Social critics are despondent over the failure absolutely to fix blame on somebody for the terrible subprime-mortgage phenomenon. There’s the temptation to blame a phenomenon judged to be malicious, or at best thoughtless, on an institutional feature of the free-market system. Jared Bernstein of the Economic Policy Institute in Washington cites a pressing need for regulation, the invisible hand of the marketplace having failed us.

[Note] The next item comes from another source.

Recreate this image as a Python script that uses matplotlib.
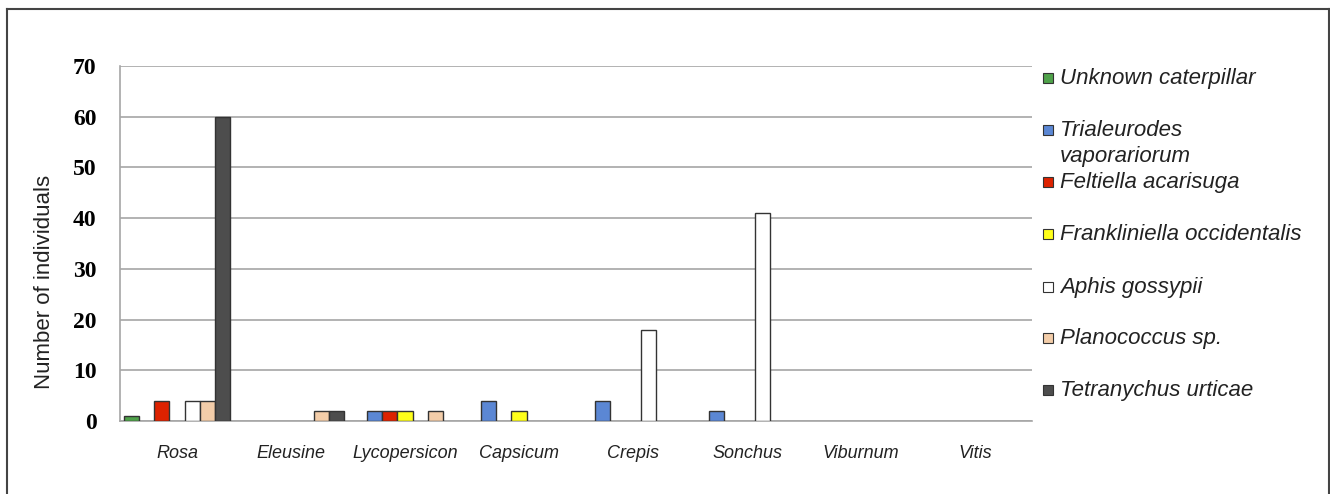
import numpy as np
import matplotlib
matplotlib.use("Agg")
import matplotlib.pyplot as plt
from matplotlib.patches import Rectangle
from matplotlib.lines import Line2D

plants = ["Rosa", "Eleusine", "Lycopersicon", "Capsicum", "Crepis", "Sonchus", "Viburnum", "Vitis"]

species = ["Unknown caterpillar", "Trialeurodes\nvaporariorum", "Feltiella acarisuga",
           "Frankliniella occidentalis", "Aphis gossypii", "Planococcus sp.", "Tetranychus urticae"]
colors = ["#4fa24a", "#5b87d4", "#dd2200", "#ffff1a", "#ffffff", "#f3cda9", "#4d4d4d"]

# counts per plant (same order as plants)
unknown_caterpillar = [1, 0, 0, 0, 0, 0, 0, 0]
trialeurodes = [0, 0, 2, 4, 4, 2, 0, 0]
feltiella = [4, 0, 2, 0, 0, 0, 0, 0]
frankliniella = [0, 0, 2, 2, 0, 0, 0, 0]
aphis = [4, 0, 0, 0, 18, 41, 0, 0]
planococcus = [4, 2, 2, 0, 0, 0, 0, 0]
tetranychus = [60, 2, 0, 0, 0, 0, 0, 0]

series = [unknown_caterpillar, trialeurodes, feltiella, frankliniella, aphis, planococcus, tetranychus]

W, H = 1330, 494
fig = plt.figure(figsize=(W / 100, H / 100), dpi=100)
ax = fig.add_axes([120 / W, 1 - 421 / H, (1032 - 120) / W, (421 - 66) / H])

x = np.arange(len(plants))
w = 0.133
for j, vals in enumerate(series):
    v = np.array(vals, dtype=float)
    v[v == 0] = np.nan  # zeros are not drawn
    ax.bar(x + (j - 3) * w, v, width=w, color=colors[j], edgecolor="#333333", linewidth=1.0, zorder=3)

ax.set_xlim(-0.5, len(plants) - 0.5)
ax.set_ylim(0, 70)
ax.set_yticks(range(0, 71, 10))
ax.yaxis.grid(True, color="#a6a6a6", linewidth=1.2, zorder=0)
ax.set_xticks(x)
ax.set_xticklabels(plants, fontstyle="italic", family="Liberation Sans", fontsize=13, color="#222222")
for lab in ax.get_yticklabels():
    lab.set_fontfamily("Liberation Serif")
    lab.set_fontweight("bold")
    lab.set_fontsize(17)
ax.tick_params(axis="x", length=0, pad=17)
ax.tick_params(axis="y", length=0, pad=17)
for s in ["top", "right"]:
    ax.spines[s].set_visible(False)
for s in ["left", "bottom"]:
    ax.spines[s].set_color("#a6a6a6")
    ax.spines[s].set_linewidth(1.2)
ax.set_ylabel("Number of individuals", family="Liberation Sans", fontsize=16, color="#222222")
ax.yaxis.set_label_coords(-65 / 912, (421 - 282) / 355)

# legend drawn by hand so the two-line entry keeps even spacing
leg_y = [78, 130, 182, 234, 287, 338, 390]
fig.patches.append(Rectangle((1034 / W, 0.12), 290 / W, 0.78, transform=fig.transFigure,
                             facecolor="white", edgecolor="none", zorder=5))
for j, name in enumerate(species):
    yc = 1 - leg_y[j] / H
    fig.patches.append(Rectangle((1043 / W, yc - 5 / H), 10 / W, 10 / H, transform=fig.transFigure,
                                 facecolor=colors[j], edgecolor="#333333", linewidth=0.8, zorder=6))
    fig.text(1060 / W, yc + 10 / H, name, ha="left", va="top", fontsize=16, fontstyle="italic",
             family="Liberation Sans", color="#222222", linespacing=1.3, zorder=6)

# outer frame
for xs, ys in [([7, 1329], [9.5, 9.5]), ([7, 7], [9.5, 494]), ([1329, 1329], [9.5, 494])]:
    fig.lines.append(Line2D([a / W for a in xs], [1 - b / H for b in ys], transform=fig.transFigure,
                            color="#444444", linewidth=1.5))

fig.savefig("out.png", dpi=100)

It is useful to remind ourselves that the market does not pose as, or at least ought not to pose as, an executor of justice. If John and Jim, apparently equally endowed and equally motivated, launch identical business enterprises and John succeeds while Jim fails, one can’t look to the market to weigh the two entrepreneurs by meritocratic standards. The market can’t judge what role sheer luck played in the different outcomes. Free-market theory intervenes only to say that Jim, the loser, should himself bear the costs of failure.

As opposed to what?

Well, as opposed to taxing John from his earnings sufficiently to compensate Jim for his failure. The market seeks simply to individuate the winner and the loser. Interventionists are moved by a desire to temper the judgments of the marketplace, and the way to do this is: by regulation.

Regulation in some form or other is almost everywhere licensed and, generally, applauded. If competitors run taxi companies, regulation denies to any one of them an exclusive franchise: Do not seek to eliminate the competition. And there is regulation built into progressive taxation: The winner climbs into a higher tax bracket, and is thus burdened to the advantage (in the short term) of the competitor.

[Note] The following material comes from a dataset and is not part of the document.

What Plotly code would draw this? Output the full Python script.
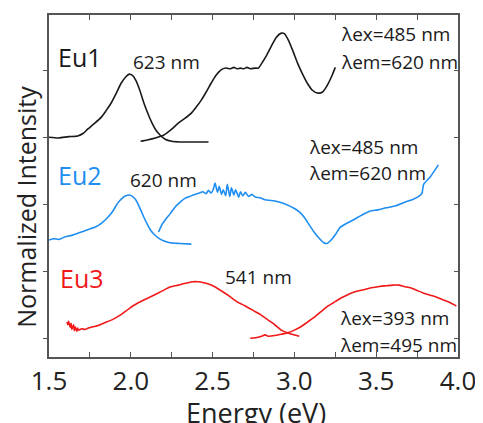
import plotly.graph_objects as go

# ---------------- data (Energy in eV, normalized intensity, offset per sample) -------------
eu1_em_x = [1.50, 1.56, 1.62, 1.675, 1.71, 1.736, 1.78, 1.82, 1.85, 1.88, 1.91, 1.94, 1.97, 1.99, 2.01, 2.03,
            2.055, 2.08, 2.105, 2.13, 2.155, 2.18, 2.21, 2.25, 2.30, 2.36, 2.42, 2.475]
eu1_em_y = [3.00, 2.99, 3.01, 3.02, 3.06, 3.12, 3.21, 3.30, 3.40, 3.51, 3.65, 3.80, 3.90, 3.94, 3.92, 3.85,
            3.70, 3.51, 3.35, 3.21, 3.10, 3.03, 2.97, 2.94, 2.93, 2.93, 2.93, 2.93]

eu1_ex_x = [2.06, 2.10, 2.15, 2.20, 2.25, 2.29, 2.33, 2.37, 2.40, 2.43, 2.46, 2.49, 2.52, 2.55, 2.58, 2.61,
            2.63, 2.65, 2.67, 2.69, 2.71, 2.73, 2.76, 2.78, 2.80, 2.83, 2.86, 2.89, 2.92, 2.94, 2.96, 2.99,
            3.02, 3.05, 3.08, 3.11, 3.14, 3.17, 3.20, 3.23, 3.25]
eu1_ex_y = [2.94, 2.96, 2.99, 3.03, 3.12, 3.21, 3.28, 3.36, 3.45, 3.55, 3.67, 3.80, 3.92, 4.00, 4.03, 4.02,
            4.04, 4.02, 4.03, 4.02, 4.04, 4.02, 4.03, 4.03, 4.10, 4.22, 4.36, 4.49, 4.55, 4.54, 4.46, 4.29,
            4.10, 3.94, 3.80, 3.70, 3.66, 3.67, 3.77, 3.92, 4.04]

eu2_em_x = [1.50, 1.53, 1.56, 1.60, 1.64, 1.675, 1.72, 1.78, 1.82, 1.86, 1.89, 1.92, 1.95, 1.97, 1.99, 2.01,
            2.03, 2.055, 2.08, 2.10, 2.12, 2.145, 2.17, 2.20, 2.24, 2.30, 2.37]
eu2_em_y = [1.47, 1.49, 1.48, 1.52, 1.54, 1.57, 1.61, 1.66, 1.72, 1.81, 1.90, 2.02, 2.10, 2.13, 2.14, 2.12,
            2.07, 1.95, 1.81, 1.71, 1.62, 1.55, 1.50, 1.46, 1.43, 1.42, 1.41]

eu2_ex_x = [2.17, 2.19, 2.21, 2.24, 2.27, 2.30, 2.33, 2.36, 2.39, 2.42, 2.44, 2.46, 2.475, 2.49, 2.505, 2.515,
            2.53, 2.54, 2.555, 2.565, 2.58, 2.59, 2.605, 2.615, 2.63, 2.64, 2.66, 2.67, 2.685, 2.70, 2.72,
            2.74, 2.76, 2.79, 2.82, 2.86, 2.90, 2.95, 3.00, 3.03, 3.06, 3.09, 3.12, 3.15, 3.18, 3.20, 3.22,
            3.25, 3.28, 3.32, 3.36, 3.41, 3.46, 3.51, 3.56, 3.62, 3.67, 3.72, 3.76, 3.78, 3.79, 3.83, 3.88]
eu2_ex_y = [1.59, 1.70, 1.77, 1.86, 1.96, 2.03, 2.09, 2.12, 2.15, 2.17, 2.19, 2.16, 2.21, 2.17, 2.23, 2.32,
            2.18, 2.27, 2.15, 2.22, 2.13, 2.30, 2.12, 2.25, 2.14, 2.22, 2.11, 2.19, 2.13, 2.18, 2.12,
            2.15, 2.11, 2.10, 2.07, 2.06, 2.04, 2.00, 1.94, 1.89, 1.81, 1.70, 1.59, 1.50, 1.43, 1.42, 1.46,
            1.55, 1.66, 1.72, 1.77, 1.84, 1.90, 1.92, 1.95, 1.98, 2.03, 2.07, 2.12, 2.17, 2.30, 2.41, 2.59]

eu3_em_x = [1.61, 1.615, 1.62, 1.63, 1.635, 1.64, 1.65, 1.655, 1.66, 1.67, 1.675, 1.68, 1.70, 1.72, 1.74,
            1.77, 1.80, 1.84, 1.89, 1.94, 1.99, 2.04, 2.09, 2.14, 2.19, 2.24, 2.29, 2.34, 2.38, 2.41, 2.44,
            2.47, 2.51, 2.55, 2.60, 2.65, 2.70, 2.75, 2.80, 2.84, 2.88, 2.92, 2.97, 3.03]
eu3_em_y = [0.25, 0.21, 0.26, 0.17, 0.23, 0.14, 0.21, 0.12, 0.18, 0.11, 0.16, 0.13, 0.15, 0.14, 0.16,
            0.18, 0.20, 0.24, 0.29, 0.36, 0.45, 0.53, 0.59, 0.65, 0.71, 0.77, 0.80, 0.83, 0.85, 0.85, 0.84,
            0.82, 0.78, 0.72, 0.64, 0.55, 0.49, 0.42, 0.35, 0.28, 0.21, 0.13, 0.08, 0.04]

eu3_ex_x = [2.73, 2.77, 2.80, 2.82, 2.84, 2.88, 2.92, 2.96, 3.00, 3.04, 3.08, 3.12, 3.16, 3.20, 3.24, 3.28,
            3.32, 3.37, 3.42, 3.47, 3.52, 3.56, 3.60, 3.64, 3.67, 3.71, 3.75, 3.79, 3.83, 3.87, 3.91, 3.95, 3.99]
eu3_ex_y = [0.01, 0.02, 0.04, 0.06, 0.04, 0.05, 0.07, 0.09, 0.13, 0.18, 0.25, 0.32, 0.40, 0.48, 0.54, 0.60,
            0.65, 0.70, 0.73, 0.76, 0.78, 0.79, 0.80, 0.80, 0.78, 0.76, 0.72, 0.68, 0.65, 0.62, 0.58, 0.54, 0.49]

x_range = [1.5, 4.0]
y_range = [-0.27, 4.82]
x_tickvals = [1.5, 2.0, 2.5, 3.0, 3.5, 4.0]
x_ticktext = ["1.5", "2.0", "2.5", "3.0", "3.5", "4.0"]
y_tickvals = [0, 1, 2, 3, 4]

BLACK = "#1a1a1a"
BLUE = "#1f8ef1"
RED = "#f01818"
FONT = "Open Sans"

fig = go.Figure()
for xs, ys, c in [(eu1_em_x, eu1_em_y, BLACK), (eu1_ex_x, eu1_ex_y, BLACK),
                  (eu2_em_x, eu2_em_y, BLUE), (eu2_ex_x, eu2_ex_y, BLUE),
                  (eu3_em_x, eu3_em_y, RED), (eu3_ex_x, eu3_ex_y, RED)]:
    fig.add_trace(go.Scatter(x=xs, y=ys, mode="lines",
                             line=dict(color=c, width=1.6, shape="spline", smoothing=0.6),
                             showlegend=False, hoverinfo="skip"))

# carrier trace for mirrored axes
fig.add_trace(go.Scatter(x=[None], y=[None], xaxis="x2", yaxis="y2", showlegend=False, hoverinfo="skip"))

AX = "#555555"
# page body has an 8px default margin, so the figure is 8px smaller and shifted
fig.update_layout(
    width=475, height=415,
    margin=dict(l=41, r=21, t=7, b=66),
    paper_bgcolor="white", plot_bgcolor="white",
    font=dict(family=FONT, color="#222222"),
    xaxis=dict(range=x_range, tickvals=x_tickvals, ticktext=x_ticktext, ticks="inside", ticklen=5,
               tickcolor=AX, showline=True, linecolor=AX, linewidth=1.5, showgrid=False, zeroline=False,
               tickfont=dict(size=26, family=FONT, color="#222"),
               minor=dict(dtick=0.25, tick0=1.5, ticks="inside", ticklen=5, tickcolor=AX, showgrid=False)),
    xaxis2=dict(range=x_range, overlaying="x", side="top", dtick=0.25, tick0=1.5, ticks="inside", ticklen=5,
                tickcolor=AX, showline=True, linecolor=AX, linewidth=1.5, showgrid=False, zeroline=False,
                showticklabels=False),
    yaxis=dict(range=y_range, tickvals=y_tickvals, ticks="outside", ticklen=4, tickcolor=AX,
               showticklabels=False, showline=True, linecolor=AX, linewidth=1.5, showgrid=False, zeroline=False),
    yaxis2=dict(range=y_range, overlaying="y", side="right", tickvals=y_tickvals, ticks="inside", ticklen=4,
                tickcolor=AX, showticklabels=False, showline=True, linecolor=AX, linewidth=1.5,
                showgrid=False, zeroline=False),
)

# axis titles
fig.add_annotation(text="Energy (eV)", xref="paper", yref="paper", x=0.505, y=-0.102,
                   xanchor="center", yanchor="top", showarrow=False,
                   font=dict(size=27, family=FONT, color="#222"))
fig.add_annotation(text="Normalized Intensity", xref="paper", yref="paper", x=-0.058, y=0.44,
                   xanchor="center", yanchor="middle", textangle=-90, showarrow=False,
                   font=dict(size=25, family=FONT, color="#222"))

labels = [
    ("Eu1", 1.688, 4.20, "center", 25, BLACK),
    ("623 nm", 2.22, 4.12, "center", 19, BLACK),
    ("λex=485 nm", 3.274, 4.53, "left", 19, BLACK),
    ("λem=620 nm", 3.274, 4.12, "left", 19, BLACK),
    ("Eu2", 1.688, 2.44, "center", 25, BLUE),
    ("620 nm", 2.20, 2.36, "center", 19, BLACK),
    ("λex=485 nm", 3.08, 2.85, "left", 19, BLACK),
    ("λem=620 nm", 3.08, 2.47, "left", 19, BLACK),
    ("Eu3", 1.70, 0.91, "center", 25, RED),
    ("541 nm", 2.78, 0.92, "center", 19, BLACK),
    ("λex=393 nm", 3.268, 0.31, "left", 19, BLACK),
    ("λem=495 nm", 3.268, -0.09, "left", 19, BLACK),
]
for t, x, y, anc, s, c in labels:
    fig.add_annotation(x=x, y=y, text=t, showarrow=False, xanchor=anc, yanchor="middle",
                       font=dict(size=s, family=FONT, color=c))

fig.write_html("out.html")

The mortgage crisis came on because our free society did not think to intervene at a juncture where it could have limited the effects of cosmic thoughtlessness and insouciant greed. So that the question now arises: How does society single out the gross violators, meting out punishment to those who deserve it without harming others? Is it possible to identify the guilty parties?

This family desires a house, but cannot not afford a mortgage based on conventional factors. A friendly mortgage broker emerges. He will arrange for them to get a mortgage at an easygoing rate. The lender will agree to this because, immediately on writing the mortgage, he will sell his interest in this family and their house to yet another party, who bundles it with similar mortgages and sells slices of the package to various investors. And so a great pool of mortgages accumulates, banked away in every corner of the financial house, a bit of everybody’s portfolio who has an interest in the financial order.

What the market would do, facing that situation, is to impose punishment on the disorderly mortgage brokers and lenders. But where are they? They are almost universally out of sight. They didn’t linger over the worthless mortgages; they passed them on to buyers who have been waking up during the past six months bereft of assets they thought they had.

If we could start from scratch, we might have managed a federal regulation that forbade giving mortgages to people without an adequate credit history. But we cannot do that in retrospect, so we are in mid-quandary, with foreclosures lowering the values of all houses, not just the ones with risky mortgages. Is there a market for, say, 30 million American homes?

The politics of the matter are at least this clear. The federal government being the only agent that can possibly intervene, it needs to do so, by forbidding the liquidation of mortgages until the disparity between true value and hypothetical value is pounded away by time and inflation — and a revitalization of the functions of the marketplace.